Biscuits and Tempeh Sausage Gravy
The recipe consists of three parts: the sausage crumbles, the gravy, and the biscuits.
the recipe is posted here:
prep time: 2 minutes | cooking time: 25-30 minutes | makes about 2 cups
8 oz package tempeh
1 tablespoon fennel seed
1 teaspoon dried basil
1 teaspoon dried margoram or oregano
1/2 teaspoon red pepper flakes
1/2 teaspoon dried sage
2 teaspoons garlic, minced
2 tablespoons tamari or soy sauce
1 tablespoon olive oil
juice of 1/2 a lemon
In a saute pan, crumble the tempeh and add enough water to almost cover it. Over high heat, steam the tempeh until most of the water is absorbed, about 15 minutes. Drain the remaining water and add the rest of the ingredients and cook over medium heat, stirring occasionally, until lightly browned, about 10 minutes.

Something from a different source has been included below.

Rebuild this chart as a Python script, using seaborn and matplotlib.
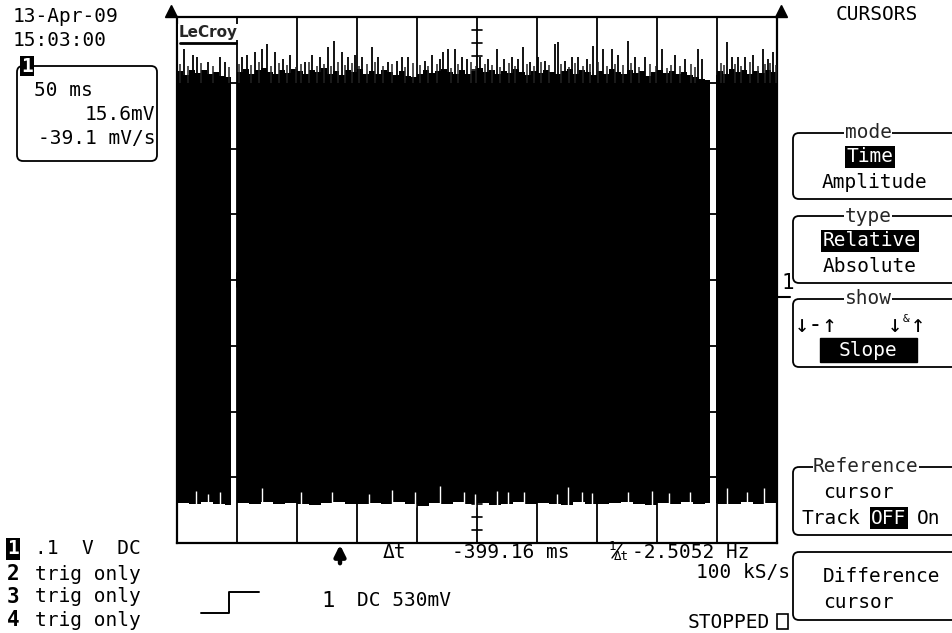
"""
LeCroy scope capture: 50 ms/div, 0.1 V/div, relative time cursors.
"""
import numpy as np
import matplotlib
matplotlib.use("Agg")
import matplotlib.pyplot as plt
import seaborn as sns
from matplotlib.patches import FancyBboxPatch, Rectangle

# ---- trace data (time in ms, voltage in V) ----
# dense part of the noise band, top edge in 5 ms bins
base_top = [
    0.318, 0.312, 0.320, 0.315, 0.319, 0.313, 0.317, 0.311, 0.308, 0.305,
    0.317, 0.321, 0.314, 0.319, 0.322, 0.316, 0.313, 0.320, 0.315, 0.321,
    0.318, 0.313, 0.319, 0.316, 0.322, 0.314, 0.318, 0.312, 0.319, 0.316,
    0.321, 0.314, 0.318, 0.313, 0.320, 0.316, 0.312, 0.318, 0.311, 0.308,
    0.314, 0.320, 0.315, 0.318, 0.321, 0.316, 0.313, 0.320, 0.314, 0.318,
    0.322, 0.316, 0.319, 0.313, 0.318, 0.315, 0.321, 0.316, 0.312, 0.318,
    0.315, 0.320, 0.316, 0.313, 0.318, 0.321, 0.314, 0.319, 0.316, 0.312,
    0.318, 0.314, 0.321, 0.316, 0.313, 0.320, 0.315, 0.318, 0.311, 0.317,
    0.320, 0.315, 0.318, 0.313, 0.317, 0.312, 0.309, 0.306, 0.304, 0.312,
    0.318, 0.314, 0.321, 0.316, 0.319, 0.313, 0.318, 0.315, 0.320, 0.317,
]
# bottom edge in 10 ms bins
base_bottom = [
    -0.339, -0.341, -0.338, -0.340, -0.342, -0.339, -0.340, -0.338, -0.341, -0.339,
    -0.340, -0.342, -0.339, -0.338, -0.341, -0.340, -0.339, -0.341, -0.338, -0.340,
    -0.343, -0.339, -0.340, -0.338, -0.341, -0.339, -0.342, -0.340, -0.338, -0.341,
    -0.339, -0.340, -0.342, -0.338, -0.340, -0.341, -0.339, -0.338, -0.340, -0.342,
    -0.339, -0.341, -0.338, -0.340, -0.339, -0.341, -0.340, -0.338, -0.341, -0.339,
]
# tall positive peaks above the band
spike_t = [5.8, 13.3, 16.7, 25.8, 35.8, 40.0, 54.2, 58.3, 65.0, 70.8, 75.0, 81.7,
           88.3, 94.2, 106.7, 112.5, 119.2, 125.8, 130.8, 137.5, 142.5, 148.3,
           154.2, 162.5, 167.5, 175.8, 183.3, 187.5, 192.5, 206.7, 212.5, 219.2,
           221.7, 225.8, 231.7, 237.5, 241.7, 252.5, 259.2, 266.7, 272.5, 279.2,
           284.2, 288.3, 294.2, 300.8, 306.7, 315.0, 317.5, 323.3, 329.2, 334.2,
           341.7, 346.7, 355.0, 362.5, 367.5, 375.8, 381.7, 390.0, 404.2, 415.0,
           423.3, 434.2, 437.5, 458.3, 462.5, 467.5, 473.3, 480.0, 488.3, 492.5,
           496.7]
spike_v = [0.351, 0.342, 0.339, 0.331, 0.339, 0.331, 0.339, 0.342, 0.347, 0.351,
           0.359, 0.347, 0.336, 0.342, 0.332, 0.342, 0.339, 0.354, 0.363, 0.347,
           0.339, 0.342, 0.339, 0.354, 0.339, 0.332, 0.333, 0.339, 0.339, 0.333,
           0.342, 0.336, 0.347, 0.351, 0.351, 0.339, 0.336, 0.339, 0.336, 0.351,
           0.336, 0.339, 0.336, 0.354, 0.332, 0.339, 0.333, 0.359, 0.362, 0.333,
           0.339, 0.339, 0.336, 0.356, 0.351, 0.351, 0.342, 0.363, 0.339, 0.339,
           0.351, 0.342, 0.336, 0.351, 0.336, 0.362, 0.339, 0.339, 0.339, 0.342,
           0.351, 0.336, 0.347]
# shorter peaks filling the ragged top edge
minor_t = [2.5, 9.2, 20.0, 30.0, 43.3, 51.7, 61.7, 68.3, 78.3, 85.0, 91.7, 99.2,
           103.3, 110.0, 116.7, 122.5, 128.3, 134.2, 140.0, 145.8, 151.7, 158.3,
           165.0, 171.7, 179.2, 190.0, 196.7, 202.5, 209.2, 216.7, 228.3, 234.2,
           245.0, 249.2, 256.7, 262.5, 269.2, 276.7, 281.7, 291.7, 297.5, 303.3,
           310.0, 320.0, 326.7, 331.7, 338.3, 344.2, 350.8, 358.3, 365.0, 371.7,
           378.3, 385.0, 394.2, 399.2, 408.3, 411.7, 419.2, 428.3, 431.7, 453.3,
           455.8, 465.0, 470.0, 477.5, 484.2, 490.0, 494.2, 499.2]
minor_v = [0.328, 0.325, 0.330, 0.326, 0.324, 0.329, 0.327, 0.332, 0.325, 0.330,
           0.327, 0.324, 0.328, 0.331, 0.326, 0.329, 0.325, 0.332, 0.327, 0.330,
           0.325, 0.328, 0.331, 0.326, 0.329, 0.324, 0.330, 0.327, 0.325, 0.329,
           0.323, 0.328, 0.331, 0.326, 0.329, 0.327, 0.324, 0.330, 0.326, 0.328,
           0.325, 0.331, 0.327, 0.329, 0.324, 0.330, 0.326, 0.328, 0.332, 0.325,
           0.329, 0.327, 0.330, 0.324, 0.328, 0.326, 0.323, 0.327, 0.325, 0.329,
           0.324, 0.330, 0.327, 0.329, 0.325, 0.331, 0.326, 0.328, 0.330, 0.327]
# places where the negative swing stops short of the band floor
notch_t = [15.8, 25.8, 35.8, 70.8, 103.3, 129.2, 160.0, 179.2, 198.3, 219.2,
           239.2, 248.3, 266.7, 275.8, 289.2, 316.7, 325.8, 337.5, 345.8, 375.8,
           395.8, 410.0, 427.5, 458.3, 475.0, 489.2]
notch_v = [-0.321, -0.325, -0.323, -0.316, -0.322, -0.322, -0.325, -0.320, -0.323,
           -0.314, -0.322, -0.325, -0.321, -0.323, -0.322, -0.325, -0.315, -0.322,
           -0.324, -0.322, -0.321, -0.324, -0.322, -0.316, -0.323, -0.317]

cursor_diff_ms = 47.5
cursor_ref_ms = 446.66
cursor_gap_ms = 2.4

# ---- panel text ----
date_str = "13-Apr-09"
time_str = "15:03:00"
cursor_readout = ["50 ms", "15.6mV", "-39.1 mV/s"]
channel_rows = [("1", ".1  V  DC"), ("2", "trig only"), ("3", "trig only"), ("4", "trig only")]
delta_t = "-399.16 ms"
inv_delta_t = "-2.5052 Hz"
sample_rate = "100 kS/s"
trigger_text = "DC 530mV"

sns.set_theme(style="white")
plt.rcParams["font.family"] = ["DejaVu Sans Mono", "DejaVu Sans"]

W, H = 952, 633
fig = plt.figure(figsize=(W / 100, H / 100), dpi=100)
fig.patch.set_facecolor("white")

# graticule: 10 x 8 divisions
ax = fig.add_axes([177 / W, (H - 543) / H, 600 / W, 526 / H])
ax.set_facecolor("white")
ax.set_xlim(0, 500)
ax.set_ylim(-0.4, 0.4)
ax.set_xticks(np.arange(0, 501, 50))
ax.set_yticks(np.arange(-0.4, 0.41, 0.1))
ax.tick_params(length=0, labelbottom=False, labelleft=False)
ax.grid(True, color="black", lw=1.3)
ax.set_axisbelow(True)
for s in ax.spines.values():
    s.set_color("black")
    s.set_linewidth(1.6)

# small division marks on the centre axes
for v in np.arange(-0.4, 0.401, 0.02):
    ax.plot([245.5, 254.5], [v, v], color="black", lw=1.2, zorder=1)
for t in np.arange(0, 501, 10):
    ax.plot([t, t], [-0.01, 0.01], color="black", lw=1.2, zorder=1)

top = np.array(base_top)
bot = np.array(base_bottom)


def band_segment(a, b):
    edges = np.arange(0, 500, 5.0)
    pts = np.concatenate([[a], edges[(edges > a) & (edges < b)], [b]])
    i_top = np.minimum((pts // 5).astype(int), len(top) - 1)
    i_bot = np.minimum((pts // 10).astype(int), len(bot) - 1)
    ax.fill_between(pts, bot[i_bot], top[i_top], step="post",
                    color="black", lw=0, zorder=2)


segments = [(0, cursor_diff_ms - cursor_gap_ms),
            (cursor_diff_ms + cursor_gap_ms, cursor_ref_ms - cursor_gap_ms),
            (cursor_ref_ms + cursor_gap_ms, 500)]
for a, b in segments:
    band_segment(a, b)


def outside_gaps(ts):
    ts = np.asarray(ts)
    return (np.abs(ts - cursor_diff_ms) > cursor_gap_ms) & (np.abs(ts - cursor_ref_ms) > cursor_gap_ms)


mt, mv = np.array(minor_t), np.array(minor_v)
keep = outside_gaps(mt)
ax.vlines(mt[keep], 0.30, mv[keep], color="#222222", lw=1.1, zorder=3)
ax.vlines(spike_t, 0.30, spike_v, color="black", lw=1.3, zorder=3)
ax.vlines(notch_t, -0.345, notch_v, color="white", lw=1.0, zorder=3)

# ---- overlay in pixel coordinates for the scope's text and menus ----
ov = fig.add_axes([0, 0, 1, 1], zorder=5)
ov.set_xlim(0, W)
ov.set_ylim(H, 0)
ov.axis("off")
ov.patch.set_alpha(0)

FS = 14


def txt(x, y, s, ha="left", size=FS, **kw):
    ov.text(x, y, s, ha=ha, va="center", fontsize=size, color=kw.pop("color", "black"), **kw)


def hilite(x, y, s, ha="center", size=FS, pad=1.2, **kw):
    ov.text(x, y, s, ha=ha, va="center", fontsize=size, color="white",
            bbox=dict(facecolor="black", edgecolor="none", pad=pad), **kw)


def menu_box(y0, y1):
    ov.add_patch(FancyBboxPatch((793, y0), 200, y1 - y0,
                                boxstyle="round,pad=0,rounding_size=6",
                                fill=False, lw=1.3, ec="black"))


def box_title(x, y, s):
    ov.text(x, y, s, ha="center", va="center", fontsize=FS,
            bbox=dict(facecolor="white", edgecolor="none", pad=0.3))


# top-left: date and cursor readout
txt(13, 17, date_str)
txt(13, 40, time_str)
ov.add_patch(FancyBboxPatch((17, 66), 140, 95, boxstyle="round,pad=0,rounding_size=6",
                            fill=False, lw=1.3, ec="black"))
hilite(27, 66, "1", size=14, pad=0.6, fontweight="bold")
txt(34, 90, cursor_readout[0])
txt(155, 115, cursor_readout[1], ha="right")
txt(155, 138, cursor_readout[2], ha="right")

# logo and edge markers
ov.text(179, 32, "LeCroy", ha="left", va="center", fontsize=11, fontweight="bold",
        family="DejaVu Sans", bbox=dict(facecolor="white", edgecolor="none", pad=0.5))
ov.plot([180, 236], [43, 43], color="black", lw=2)
ov.plot([171], [11], marker="^", color="black", ms=8)
ov.plot([781], [11], marker="^", color="black", ms=8)
txt(782, 283, "1", size=15)
ov.plot([777, 790], [297, 297], color="black", lw=1.5)

# right-hand menu
txt(877, 15, "CURSORS", ha="center")
menu_box(133, 199)
box_title(868, 133, "mode")
hilite(870, 157, "Time")
txt(875, 183, "Amplitude", ha="center")

menu_box(216, 283)
box_title(868, 216, "type")
hilite(870, 241, "Relative")
txt(870, 267, "Absolute", ha="center")

menu_box(299, 367)
box_title(868, 299, "show")
txt(795, 325, "↓-↑", size=17)
txt(888, 325, "↓", size=17)
txt(903, 319, "&", size=8)
txt(911, 325, "↑", size=17)
ov.add_patch(Rectangle((820, 338), 97, 24, color="black"))
txt(868, 350, "Slope", ha="center", color="white")

menu_box(467, 535)
box_title(866, 467, "Reference")
txt(823, 493, "cursor")
txt(801, 518, "Track")
hilite(889, 518, "OFF")
txt(917, 518, "On")

menu_box(552, 620)
txt(823, 577, "Difference")
txt(823, 603, "cursor")

# bottom readouts
txt(790, 573, sample_rate, ha="right")
txt(688, 622, "STOPPED")
ov.add_patch(Rectangle((777, 614), 11, 15, fill=False, lw=1.2, ec="black"))

ov.annotate("", xy=(340, 542), xytext=(340, 566),
            arrowprops=dict(arrowstyle="-|>", lw=3.2, color="black", mutation_scale=16))
txt(383, 553, "Δt")
txt(452, 553, delta_t)
txt(609, 547, "1", size=9)
ov.plot([612, 622], [558, 544], color="black", lw=1.0)
txt(614, 557, "Δt", size=9)
txt(632, 553, inv_delta_t)

for i, (num, label) in enumerate(channel_rows):
    y = [549, 574, 597, 620][i]
    if num == "1":
        hilite(13, y, num, size=14, pad=0.8, fontweight="bold")
    else:
        txt(7, y, num, fontweight="bold", size=15)
    txt(35, y, label)

# trigger symbol and level
ov.plot([201, 229, 229, 259], [613, 613, 592, 592], color="black", lw=1.4)
txt(321, 601, "1", size=16)
txt(357, 601, trigger_text)

fig.savefig("out.png", dpi=100)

2 cups cooked white beans, or 1 15-oz can drained and rinsed
2 Tbsp olive oil
1/4 cup veg broth or water
1/2 tsp salt
10-12 leaves fresh sage, chopped
Prepare the Tempeh sausage crumbles and keep them warm in a pan.
Puree the white beans with the oil and broth until relatively smooth. (I have a hand blender so I just do it right in a cooking pot, but you can do this in a blender or food processor instead). Add this to the tempeh crumbles with the salt and pepper. Heat through. You can thin the gravy by adding more vegetable broth. Mix in the sage and cook for another 2 minutes.
I use the Joy of Cooking olive oil drop biscuit recipe, which is deemed "surprisingly acceptable" in the cookbook. I think it turns out pretty well because you don't need to stir as much as if you make the biscuits by hand the traditional way, (cutting in the butter in pieces) so the biscuits stay more tender.